_Task directions_
Of the lines in these entries, how many contain the string "code"? Give the number and nothing else.

———

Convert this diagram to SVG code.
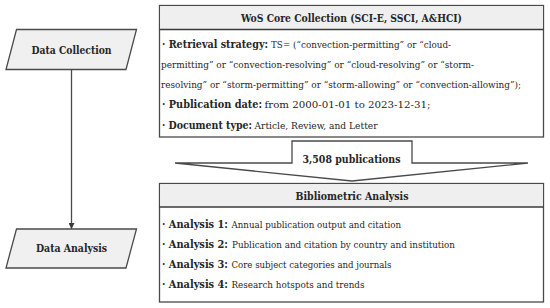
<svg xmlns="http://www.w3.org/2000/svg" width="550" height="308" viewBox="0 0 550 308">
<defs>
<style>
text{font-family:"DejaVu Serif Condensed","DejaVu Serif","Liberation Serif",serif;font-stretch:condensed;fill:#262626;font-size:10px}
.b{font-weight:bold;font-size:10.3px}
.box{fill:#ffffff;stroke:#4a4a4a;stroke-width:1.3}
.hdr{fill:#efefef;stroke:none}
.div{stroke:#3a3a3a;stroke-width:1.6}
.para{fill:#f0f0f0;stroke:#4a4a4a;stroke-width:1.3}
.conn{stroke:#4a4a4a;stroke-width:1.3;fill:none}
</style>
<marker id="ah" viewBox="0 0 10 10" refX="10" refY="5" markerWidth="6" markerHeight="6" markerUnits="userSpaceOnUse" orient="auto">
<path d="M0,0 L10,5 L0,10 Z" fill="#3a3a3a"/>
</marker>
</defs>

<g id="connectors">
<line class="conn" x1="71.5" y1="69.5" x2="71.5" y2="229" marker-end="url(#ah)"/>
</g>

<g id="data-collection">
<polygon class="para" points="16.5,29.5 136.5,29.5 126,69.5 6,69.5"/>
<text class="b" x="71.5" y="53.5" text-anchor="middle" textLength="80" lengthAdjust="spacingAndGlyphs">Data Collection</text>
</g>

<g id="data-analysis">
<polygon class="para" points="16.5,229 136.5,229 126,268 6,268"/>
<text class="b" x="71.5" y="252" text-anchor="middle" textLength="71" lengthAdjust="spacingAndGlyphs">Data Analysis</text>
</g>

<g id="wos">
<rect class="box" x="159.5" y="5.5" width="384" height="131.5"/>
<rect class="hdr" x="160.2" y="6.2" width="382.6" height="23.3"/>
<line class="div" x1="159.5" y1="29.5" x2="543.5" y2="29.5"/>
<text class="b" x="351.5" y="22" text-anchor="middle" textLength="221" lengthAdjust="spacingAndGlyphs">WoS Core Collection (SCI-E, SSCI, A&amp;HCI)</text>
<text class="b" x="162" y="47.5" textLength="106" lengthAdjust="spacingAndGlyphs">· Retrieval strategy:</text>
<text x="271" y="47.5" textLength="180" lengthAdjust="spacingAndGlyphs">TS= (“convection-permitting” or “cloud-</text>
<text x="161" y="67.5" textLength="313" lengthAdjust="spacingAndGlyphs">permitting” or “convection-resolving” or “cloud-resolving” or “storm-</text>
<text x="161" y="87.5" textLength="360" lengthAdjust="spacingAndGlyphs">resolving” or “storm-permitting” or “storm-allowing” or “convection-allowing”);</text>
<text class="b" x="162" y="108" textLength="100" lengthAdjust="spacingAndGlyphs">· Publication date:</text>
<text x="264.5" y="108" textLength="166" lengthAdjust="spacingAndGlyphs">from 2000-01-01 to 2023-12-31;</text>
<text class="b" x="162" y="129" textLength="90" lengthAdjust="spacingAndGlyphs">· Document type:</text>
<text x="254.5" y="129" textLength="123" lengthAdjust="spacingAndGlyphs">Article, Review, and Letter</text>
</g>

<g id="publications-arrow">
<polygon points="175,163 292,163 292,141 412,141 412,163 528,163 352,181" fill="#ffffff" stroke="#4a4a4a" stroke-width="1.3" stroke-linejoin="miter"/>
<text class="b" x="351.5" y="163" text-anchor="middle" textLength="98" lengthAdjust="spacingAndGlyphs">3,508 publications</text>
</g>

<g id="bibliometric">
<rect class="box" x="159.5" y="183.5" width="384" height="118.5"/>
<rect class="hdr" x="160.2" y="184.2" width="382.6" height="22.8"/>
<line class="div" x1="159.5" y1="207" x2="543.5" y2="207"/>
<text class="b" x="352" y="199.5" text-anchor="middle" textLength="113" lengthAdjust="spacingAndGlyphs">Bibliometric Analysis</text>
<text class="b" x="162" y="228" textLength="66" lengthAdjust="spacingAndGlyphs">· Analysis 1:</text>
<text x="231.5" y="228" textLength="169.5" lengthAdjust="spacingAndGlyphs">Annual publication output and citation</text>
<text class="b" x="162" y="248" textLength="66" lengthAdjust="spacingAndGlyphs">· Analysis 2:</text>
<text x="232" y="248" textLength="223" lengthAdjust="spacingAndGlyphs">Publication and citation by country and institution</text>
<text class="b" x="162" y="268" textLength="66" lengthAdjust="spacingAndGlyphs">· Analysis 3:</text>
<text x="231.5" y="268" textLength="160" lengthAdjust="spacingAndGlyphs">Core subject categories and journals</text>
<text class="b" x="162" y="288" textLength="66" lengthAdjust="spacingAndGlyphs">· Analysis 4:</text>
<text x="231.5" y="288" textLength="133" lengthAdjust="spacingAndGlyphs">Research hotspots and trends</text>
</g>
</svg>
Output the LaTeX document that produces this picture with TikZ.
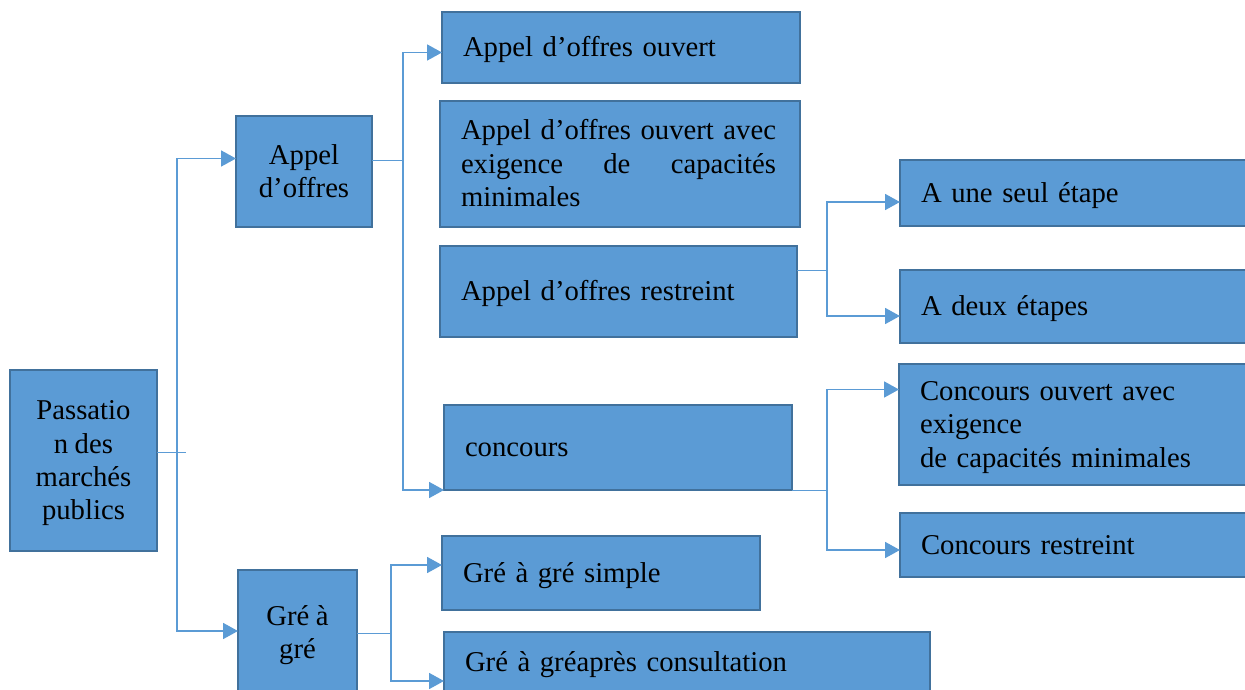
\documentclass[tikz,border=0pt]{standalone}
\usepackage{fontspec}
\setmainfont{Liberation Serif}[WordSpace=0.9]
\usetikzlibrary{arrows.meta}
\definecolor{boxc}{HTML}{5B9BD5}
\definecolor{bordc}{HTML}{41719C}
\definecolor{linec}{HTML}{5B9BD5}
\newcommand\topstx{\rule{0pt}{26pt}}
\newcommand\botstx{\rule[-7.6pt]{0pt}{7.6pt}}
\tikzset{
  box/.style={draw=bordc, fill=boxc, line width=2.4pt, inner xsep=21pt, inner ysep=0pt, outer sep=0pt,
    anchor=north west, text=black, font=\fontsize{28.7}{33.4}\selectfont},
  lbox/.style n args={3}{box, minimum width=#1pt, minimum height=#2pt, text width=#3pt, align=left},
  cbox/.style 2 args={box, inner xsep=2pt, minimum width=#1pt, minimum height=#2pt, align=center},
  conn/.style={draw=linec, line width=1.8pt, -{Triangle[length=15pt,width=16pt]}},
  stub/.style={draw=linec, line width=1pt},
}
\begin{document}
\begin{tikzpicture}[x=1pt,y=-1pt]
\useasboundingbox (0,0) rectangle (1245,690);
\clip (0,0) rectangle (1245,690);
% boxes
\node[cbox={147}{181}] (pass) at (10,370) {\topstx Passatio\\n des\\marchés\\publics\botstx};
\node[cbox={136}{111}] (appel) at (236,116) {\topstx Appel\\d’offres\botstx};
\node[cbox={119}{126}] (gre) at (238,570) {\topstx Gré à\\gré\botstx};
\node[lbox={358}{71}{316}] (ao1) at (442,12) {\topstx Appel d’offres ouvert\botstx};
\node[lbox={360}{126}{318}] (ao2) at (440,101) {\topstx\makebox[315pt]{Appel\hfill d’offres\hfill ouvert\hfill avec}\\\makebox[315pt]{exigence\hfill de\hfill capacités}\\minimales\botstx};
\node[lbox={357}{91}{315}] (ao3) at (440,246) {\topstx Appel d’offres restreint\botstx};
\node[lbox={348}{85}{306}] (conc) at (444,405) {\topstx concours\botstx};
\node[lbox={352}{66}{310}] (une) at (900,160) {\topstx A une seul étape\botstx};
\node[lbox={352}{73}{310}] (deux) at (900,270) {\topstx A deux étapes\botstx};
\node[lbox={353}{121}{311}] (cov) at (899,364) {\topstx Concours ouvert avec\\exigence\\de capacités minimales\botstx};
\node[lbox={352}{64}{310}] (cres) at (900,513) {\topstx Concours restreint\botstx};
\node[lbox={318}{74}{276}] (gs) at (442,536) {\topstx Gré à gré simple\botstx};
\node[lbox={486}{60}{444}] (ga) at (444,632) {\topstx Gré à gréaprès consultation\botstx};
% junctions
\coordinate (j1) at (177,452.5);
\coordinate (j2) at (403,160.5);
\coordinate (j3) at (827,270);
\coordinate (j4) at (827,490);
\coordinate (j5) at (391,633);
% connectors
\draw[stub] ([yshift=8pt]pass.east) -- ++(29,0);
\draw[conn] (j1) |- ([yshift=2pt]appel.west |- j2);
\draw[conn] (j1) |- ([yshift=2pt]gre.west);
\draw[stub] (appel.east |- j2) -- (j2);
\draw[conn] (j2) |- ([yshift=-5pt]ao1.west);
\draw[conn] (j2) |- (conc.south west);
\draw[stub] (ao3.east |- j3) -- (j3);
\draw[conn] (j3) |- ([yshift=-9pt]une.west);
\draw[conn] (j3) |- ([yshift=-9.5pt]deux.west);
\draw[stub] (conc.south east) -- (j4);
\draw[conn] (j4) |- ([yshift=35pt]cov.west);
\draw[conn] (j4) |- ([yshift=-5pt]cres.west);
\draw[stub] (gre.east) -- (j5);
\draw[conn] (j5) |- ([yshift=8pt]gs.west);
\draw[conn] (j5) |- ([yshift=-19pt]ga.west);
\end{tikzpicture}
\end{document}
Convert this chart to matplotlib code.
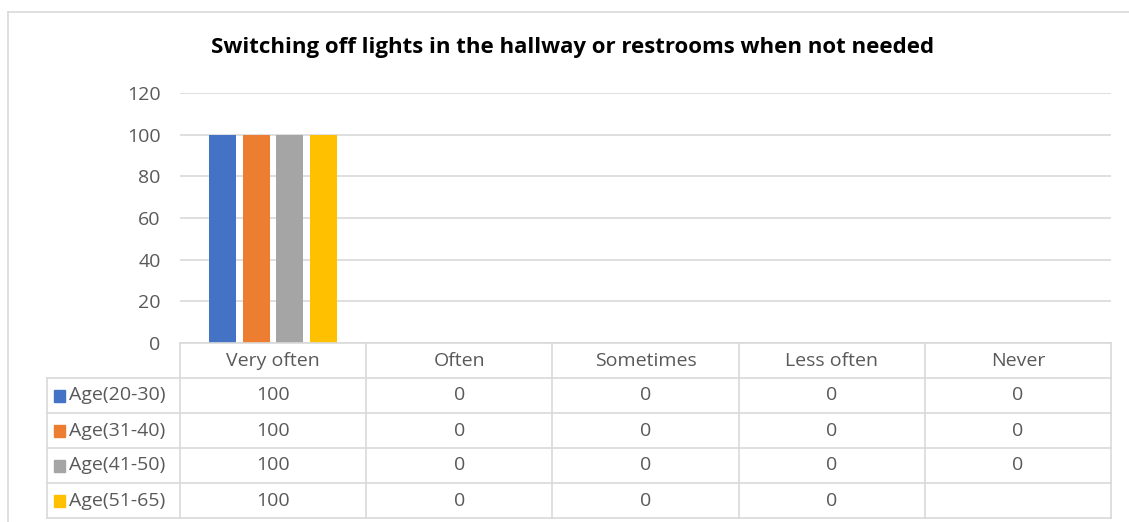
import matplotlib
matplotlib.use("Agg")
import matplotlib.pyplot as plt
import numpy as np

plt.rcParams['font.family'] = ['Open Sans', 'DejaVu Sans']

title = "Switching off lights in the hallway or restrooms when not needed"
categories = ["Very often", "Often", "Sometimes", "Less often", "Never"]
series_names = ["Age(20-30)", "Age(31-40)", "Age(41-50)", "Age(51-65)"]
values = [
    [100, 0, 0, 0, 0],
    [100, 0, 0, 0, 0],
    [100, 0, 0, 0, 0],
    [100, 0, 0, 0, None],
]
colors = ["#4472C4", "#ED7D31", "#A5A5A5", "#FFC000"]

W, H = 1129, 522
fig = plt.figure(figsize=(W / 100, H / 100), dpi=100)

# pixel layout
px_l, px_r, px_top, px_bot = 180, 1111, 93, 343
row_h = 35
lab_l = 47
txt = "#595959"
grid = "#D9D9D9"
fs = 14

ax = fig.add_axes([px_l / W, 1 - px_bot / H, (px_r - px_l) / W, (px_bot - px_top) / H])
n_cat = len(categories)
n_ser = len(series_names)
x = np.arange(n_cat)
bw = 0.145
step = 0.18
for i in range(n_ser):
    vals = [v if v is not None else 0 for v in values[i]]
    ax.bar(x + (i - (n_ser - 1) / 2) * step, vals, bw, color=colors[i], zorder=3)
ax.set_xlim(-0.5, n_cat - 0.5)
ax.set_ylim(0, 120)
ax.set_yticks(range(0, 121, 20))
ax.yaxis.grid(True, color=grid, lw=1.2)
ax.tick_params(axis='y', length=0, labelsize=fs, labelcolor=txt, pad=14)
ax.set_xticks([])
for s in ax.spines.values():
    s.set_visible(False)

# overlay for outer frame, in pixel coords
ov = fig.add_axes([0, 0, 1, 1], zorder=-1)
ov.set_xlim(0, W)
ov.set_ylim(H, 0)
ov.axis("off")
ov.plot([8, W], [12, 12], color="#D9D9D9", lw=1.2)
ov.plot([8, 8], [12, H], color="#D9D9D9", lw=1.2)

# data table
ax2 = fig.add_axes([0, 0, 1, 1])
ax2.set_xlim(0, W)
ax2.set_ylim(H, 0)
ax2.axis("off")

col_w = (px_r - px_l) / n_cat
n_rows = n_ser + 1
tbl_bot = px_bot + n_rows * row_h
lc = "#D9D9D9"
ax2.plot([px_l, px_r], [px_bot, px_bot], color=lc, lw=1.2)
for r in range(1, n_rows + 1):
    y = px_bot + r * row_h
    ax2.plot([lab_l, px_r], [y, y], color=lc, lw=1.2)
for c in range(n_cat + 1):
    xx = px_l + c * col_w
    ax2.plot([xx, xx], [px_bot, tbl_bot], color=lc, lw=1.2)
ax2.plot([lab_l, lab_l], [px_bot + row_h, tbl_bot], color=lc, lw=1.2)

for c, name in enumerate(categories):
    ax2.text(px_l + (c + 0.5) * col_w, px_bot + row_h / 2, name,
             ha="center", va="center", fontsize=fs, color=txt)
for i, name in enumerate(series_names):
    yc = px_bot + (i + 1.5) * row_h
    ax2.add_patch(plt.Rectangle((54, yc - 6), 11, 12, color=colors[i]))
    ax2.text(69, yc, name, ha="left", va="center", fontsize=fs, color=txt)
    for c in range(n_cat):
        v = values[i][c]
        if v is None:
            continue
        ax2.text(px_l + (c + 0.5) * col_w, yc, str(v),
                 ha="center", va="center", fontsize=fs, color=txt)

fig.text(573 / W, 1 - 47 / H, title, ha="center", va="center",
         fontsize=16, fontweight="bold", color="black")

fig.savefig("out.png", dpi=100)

———

_Answer for the task_
2